── DATA ROWS ──
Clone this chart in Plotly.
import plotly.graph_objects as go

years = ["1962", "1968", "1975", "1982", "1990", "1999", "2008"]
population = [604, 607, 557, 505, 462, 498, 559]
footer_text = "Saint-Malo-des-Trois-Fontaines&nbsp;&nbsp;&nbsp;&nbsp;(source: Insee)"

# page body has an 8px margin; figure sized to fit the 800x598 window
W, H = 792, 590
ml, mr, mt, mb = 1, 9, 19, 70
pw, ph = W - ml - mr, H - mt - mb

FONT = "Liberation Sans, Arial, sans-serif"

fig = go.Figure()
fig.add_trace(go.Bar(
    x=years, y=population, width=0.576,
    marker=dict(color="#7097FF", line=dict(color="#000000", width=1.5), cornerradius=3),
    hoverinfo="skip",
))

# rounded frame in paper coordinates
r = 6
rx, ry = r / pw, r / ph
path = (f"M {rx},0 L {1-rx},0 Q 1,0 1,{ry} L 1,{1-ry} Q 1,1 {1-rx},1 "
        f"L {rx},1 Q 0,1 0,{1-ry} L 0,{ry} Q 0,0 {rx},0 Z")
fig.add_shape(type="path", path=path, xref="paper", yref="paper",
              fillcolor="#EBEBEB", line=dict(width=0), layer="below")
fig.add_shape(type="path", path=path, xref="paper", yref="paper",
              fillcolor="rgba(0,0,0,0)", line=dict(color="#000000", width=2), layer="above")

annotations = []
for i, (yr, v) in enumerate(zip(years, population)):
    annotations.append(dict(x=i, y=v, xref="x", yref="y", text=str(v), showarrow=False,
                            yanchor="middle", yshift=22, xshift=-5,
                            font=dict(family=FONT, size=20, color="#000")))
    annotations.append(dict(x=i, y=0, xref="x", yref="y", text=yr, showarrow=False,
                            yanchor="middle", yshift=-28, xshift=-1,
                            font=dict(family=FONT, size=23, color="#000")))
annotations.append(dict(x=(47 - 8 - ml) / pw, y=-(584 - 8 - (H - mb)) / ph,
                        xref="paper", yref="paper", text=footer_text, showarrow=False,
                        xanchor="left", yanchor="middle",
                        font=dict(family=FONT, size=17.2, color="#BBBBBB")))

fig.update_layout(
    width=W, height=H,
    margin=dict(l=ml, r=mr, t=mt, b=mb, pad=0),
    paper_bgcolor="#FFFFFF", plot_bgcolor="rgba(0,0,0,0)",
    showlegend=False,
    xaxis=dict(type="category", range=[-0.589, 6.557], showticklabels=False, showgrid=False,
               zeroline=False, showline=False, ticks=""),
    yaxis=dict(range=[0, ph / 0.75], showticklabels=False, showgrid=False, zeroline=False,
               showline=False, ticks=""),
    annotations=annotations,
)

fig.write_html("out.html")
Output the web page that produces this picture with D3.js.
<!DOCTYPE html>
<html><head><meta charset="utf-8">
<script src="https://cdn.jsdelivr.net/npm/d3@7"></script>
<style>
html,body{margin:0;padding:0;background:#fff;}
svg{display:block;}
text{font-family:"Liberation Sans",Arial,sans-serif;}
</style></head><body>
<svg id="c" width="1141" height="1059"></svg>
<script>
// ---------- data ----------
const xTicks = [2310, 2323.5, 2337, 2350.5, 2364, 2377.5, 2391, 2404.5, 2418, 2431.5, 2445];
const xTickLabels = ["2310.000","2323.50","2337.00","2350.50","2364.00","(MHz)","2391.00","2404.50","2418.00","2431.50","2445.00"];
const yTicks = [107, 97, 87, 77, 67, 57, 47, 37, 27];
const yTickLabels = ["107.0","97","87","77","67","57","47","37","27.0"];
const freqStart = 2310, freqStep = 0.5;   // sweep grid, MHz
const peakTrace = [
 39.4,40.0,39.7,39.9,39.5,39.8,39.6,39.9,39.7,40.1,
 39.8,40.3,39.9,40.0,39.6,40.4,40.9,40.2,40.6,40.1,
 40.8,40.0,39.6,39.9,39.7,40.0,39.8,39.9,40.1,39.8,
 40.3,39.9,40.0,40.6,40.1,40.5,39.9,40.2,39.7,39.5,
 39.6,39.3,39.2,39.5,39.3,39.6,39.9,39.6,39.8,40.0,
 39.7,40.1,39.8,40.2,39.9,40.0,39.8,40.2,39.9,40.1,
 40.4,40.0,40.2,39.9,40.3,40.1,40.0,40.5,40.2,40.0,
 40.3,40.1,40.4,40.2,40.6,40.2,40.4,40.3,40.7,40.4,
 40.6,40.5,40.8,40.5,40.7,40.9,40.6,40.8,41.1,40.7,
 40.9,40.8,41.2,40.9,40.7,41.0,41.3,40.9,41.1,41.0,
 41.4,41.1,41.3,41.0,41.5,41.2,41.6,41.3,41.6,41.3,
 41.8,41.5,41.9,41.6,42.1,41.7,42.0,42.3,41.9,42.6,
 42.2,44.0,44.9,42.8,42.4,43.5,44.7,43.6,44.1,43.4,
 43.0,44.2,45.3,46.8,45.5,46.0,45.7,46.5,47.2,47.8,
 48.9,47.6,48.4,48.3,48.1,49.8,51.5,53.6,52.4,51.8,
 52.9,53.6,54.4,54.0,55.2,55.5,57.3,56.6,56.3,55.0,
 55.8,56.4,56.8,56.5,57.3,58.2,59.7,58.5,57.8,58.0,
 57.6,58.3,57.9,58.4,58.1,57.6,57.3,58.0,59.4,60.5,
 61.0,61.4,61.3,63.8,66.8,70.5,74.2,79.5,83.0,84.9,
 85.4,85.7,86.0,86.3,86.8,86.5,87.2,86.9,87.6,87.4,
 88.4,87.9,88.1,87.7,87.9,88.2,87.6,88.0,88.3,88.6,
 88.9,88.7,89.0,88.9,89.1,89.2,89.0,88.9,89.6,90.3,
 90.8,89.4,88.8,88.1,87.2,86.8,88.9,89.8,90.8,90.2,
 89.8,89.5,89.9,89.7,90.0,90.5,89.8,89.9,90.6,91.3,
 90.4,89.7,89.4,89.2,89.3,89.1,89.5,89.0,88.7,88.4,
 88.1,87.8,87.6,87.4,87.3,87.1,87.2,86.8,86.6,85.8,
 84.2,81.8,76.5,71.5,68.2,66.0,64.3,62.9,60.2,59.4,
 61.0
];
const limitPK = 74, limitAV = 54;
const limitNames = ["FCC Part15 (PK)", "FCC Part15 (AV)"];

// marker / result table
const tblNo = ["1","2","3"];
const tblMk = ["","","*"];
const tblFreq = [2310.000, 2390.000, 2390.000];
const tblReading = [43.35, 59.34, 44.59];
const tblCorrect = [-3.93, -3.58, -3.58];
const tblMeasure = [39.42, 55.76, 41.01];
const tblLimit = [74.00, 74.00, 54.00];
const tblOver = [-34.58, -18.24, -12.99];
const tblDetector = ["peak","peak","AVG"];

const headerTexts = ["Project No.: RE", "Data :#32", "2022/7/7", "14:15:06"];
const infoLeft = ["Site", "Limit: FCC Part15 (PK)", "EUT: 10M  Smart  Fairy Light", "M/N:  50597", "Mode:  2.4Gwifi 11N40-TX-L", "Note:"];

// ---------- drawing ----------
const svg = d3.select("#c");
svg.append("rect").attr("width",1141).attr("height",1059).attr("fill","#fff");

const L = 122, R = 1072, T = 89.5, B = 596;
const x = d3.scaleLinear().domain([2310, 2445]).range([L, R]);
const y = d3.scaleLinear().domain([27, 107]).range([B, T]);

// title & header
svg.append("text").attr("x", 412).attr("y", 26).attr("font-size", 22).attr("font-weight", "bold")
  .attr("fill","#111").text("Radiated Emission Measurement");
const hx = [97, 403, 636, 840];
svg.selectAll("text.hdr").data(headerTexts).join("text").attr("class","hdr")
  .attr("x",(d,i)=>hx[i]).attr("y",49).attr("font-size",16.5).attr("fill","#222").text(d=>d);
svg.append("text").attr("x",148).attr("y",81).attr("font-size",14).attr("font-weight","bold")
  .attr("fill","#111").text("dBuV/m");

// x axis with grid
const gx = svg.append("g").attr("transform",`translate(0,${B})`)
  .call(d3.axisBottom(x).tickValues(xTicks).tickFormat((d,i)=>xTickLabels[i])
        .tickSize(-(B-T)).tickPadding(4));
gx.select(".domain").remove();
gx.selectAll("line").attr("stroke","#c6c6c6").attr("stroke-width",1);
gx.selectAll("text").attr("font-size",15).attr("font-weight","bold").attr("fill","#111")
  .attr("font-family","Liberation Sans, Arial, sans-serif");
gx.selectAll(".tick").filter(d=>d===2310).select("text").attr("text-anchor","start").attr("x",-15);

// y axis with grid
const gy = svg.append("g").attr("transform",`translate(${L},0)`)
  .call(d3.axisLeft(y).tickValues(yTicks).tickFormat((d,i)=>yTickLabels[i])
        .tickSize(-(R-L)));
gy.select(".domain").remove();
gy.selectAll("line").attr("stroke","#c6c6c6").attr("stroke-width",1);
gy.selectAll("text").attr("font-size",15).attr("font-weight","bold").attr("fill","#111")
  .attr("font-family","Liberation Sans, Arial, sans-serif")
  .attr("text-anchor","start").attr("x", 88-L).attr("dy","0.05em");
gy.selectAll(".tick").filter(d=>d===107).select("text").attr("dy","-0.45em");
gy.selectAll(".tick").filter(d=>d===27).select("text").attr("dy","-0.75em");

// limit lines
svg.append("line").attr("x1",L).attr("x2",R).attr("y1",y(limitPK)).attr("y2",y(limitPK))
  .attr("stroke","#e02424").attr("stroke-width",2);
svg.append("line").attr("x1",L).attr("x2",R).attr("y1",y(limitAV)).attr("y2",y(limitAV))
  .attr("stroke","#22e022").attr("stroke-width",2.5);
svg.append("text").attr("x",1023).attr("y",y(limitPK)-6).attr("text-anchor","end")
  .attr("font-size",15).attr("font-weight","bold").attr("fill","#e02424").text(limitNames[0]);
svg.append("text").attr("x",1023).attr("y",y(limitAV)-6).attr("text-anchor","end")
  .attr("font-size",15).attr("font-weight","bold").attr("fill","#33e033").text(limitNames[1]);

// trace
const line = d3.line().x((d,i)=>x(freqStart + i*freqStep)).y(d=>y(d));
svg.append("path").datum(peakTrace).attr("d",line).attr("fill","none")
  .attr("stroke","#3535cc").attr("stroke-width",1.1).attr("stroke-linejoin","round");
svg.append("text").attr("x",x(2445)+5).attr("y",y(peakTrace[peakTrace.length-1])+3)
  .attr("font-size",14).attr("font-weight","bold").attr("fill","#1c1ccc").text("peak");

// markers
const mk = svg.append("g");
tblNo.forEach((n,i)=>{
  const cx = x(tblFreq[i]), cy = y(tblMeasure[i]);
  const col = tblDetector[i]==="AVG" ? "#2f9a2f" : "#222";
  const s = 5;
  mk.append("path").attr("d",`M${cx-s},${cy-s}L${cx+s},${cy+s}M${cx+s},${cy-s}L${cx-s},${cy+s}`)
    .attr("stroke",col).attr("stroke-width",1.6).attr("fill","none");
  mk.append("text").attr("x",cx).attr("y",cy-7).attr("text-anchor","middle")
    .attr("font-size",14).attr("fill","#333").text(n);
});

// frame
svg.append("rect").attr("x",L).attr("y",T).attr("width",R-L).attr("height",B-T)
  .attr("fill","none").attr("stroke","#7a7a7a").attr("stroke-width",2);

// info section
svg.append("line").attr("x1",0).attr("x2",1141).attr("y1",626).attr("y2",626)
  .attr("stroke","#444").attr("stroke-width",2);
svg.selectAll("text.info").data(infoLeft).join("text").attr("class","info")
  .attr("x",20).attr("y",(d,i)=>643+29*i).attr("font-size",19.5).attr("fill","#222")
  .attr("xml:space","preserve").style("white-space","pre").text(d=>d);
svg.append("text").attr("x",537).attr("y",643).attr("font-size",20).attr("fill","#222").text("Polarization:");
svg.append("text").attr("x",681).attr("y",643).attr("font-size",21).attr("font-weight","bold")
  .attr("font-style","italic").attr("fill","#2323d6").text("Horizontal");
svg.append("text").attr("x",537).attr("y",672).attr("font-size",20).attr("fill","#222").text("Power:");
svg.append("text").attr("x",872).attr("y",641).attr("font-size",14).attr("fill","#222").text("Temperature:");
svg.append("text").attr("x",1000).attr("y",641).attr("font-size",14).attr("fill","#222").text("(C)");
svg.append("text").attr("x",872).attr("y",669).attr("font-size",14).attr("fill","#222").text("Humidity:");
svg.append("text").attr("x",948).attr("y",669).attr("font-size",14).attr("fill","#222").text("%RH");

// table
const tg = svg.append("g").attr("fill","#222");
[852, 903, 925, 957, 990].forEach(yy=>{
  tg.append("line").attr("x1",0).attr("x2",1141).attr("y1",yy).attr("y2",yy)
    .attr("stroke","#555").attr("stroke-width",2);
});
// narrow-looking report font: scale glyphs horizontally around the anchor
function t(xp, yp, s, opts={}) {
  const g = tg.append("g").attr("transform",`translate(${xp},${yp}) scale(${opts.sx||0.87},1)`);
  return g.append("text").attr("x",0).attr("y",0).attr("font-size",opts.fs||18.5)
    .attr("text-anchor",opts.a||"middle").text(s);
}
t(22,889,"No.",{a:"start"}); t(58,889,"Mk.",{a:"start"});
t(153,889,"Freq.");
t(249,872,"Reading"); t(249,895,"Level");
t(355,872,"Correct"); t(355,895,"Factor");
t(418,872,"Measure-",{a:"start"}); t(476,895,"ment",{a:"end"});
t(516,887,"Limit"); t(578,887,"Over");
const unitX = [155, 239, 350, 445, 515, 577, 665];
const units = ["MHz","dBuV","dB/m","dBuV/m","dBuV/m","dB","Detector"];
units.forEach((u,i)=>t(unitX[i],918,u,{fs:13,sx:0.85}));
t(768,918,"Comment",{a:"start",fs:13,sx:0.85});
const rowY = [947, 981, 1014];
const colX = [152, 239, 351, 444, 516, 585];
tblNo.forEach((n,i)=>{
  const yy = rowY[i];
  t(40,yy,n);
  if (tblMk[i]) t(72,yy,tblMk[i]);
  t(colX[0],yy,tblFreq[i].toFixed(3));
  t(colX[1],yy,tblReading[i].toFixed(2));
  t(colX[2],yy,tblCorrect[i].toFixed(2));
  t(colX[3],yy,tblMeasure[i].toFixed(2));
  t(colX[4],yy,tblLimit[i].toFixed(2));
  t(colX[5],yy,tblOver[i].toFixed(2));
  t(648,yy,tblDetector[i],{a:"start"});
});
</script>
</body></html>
───
■ WORK TO BE COMPLETED ■
Within the listing above, find every line containing the string "page" and return it.

■ CORRECT RESULT ■
# page body has an 8px margin; figure sized to fit the 800x598 window
Output the web page that produces this picture with D3.js.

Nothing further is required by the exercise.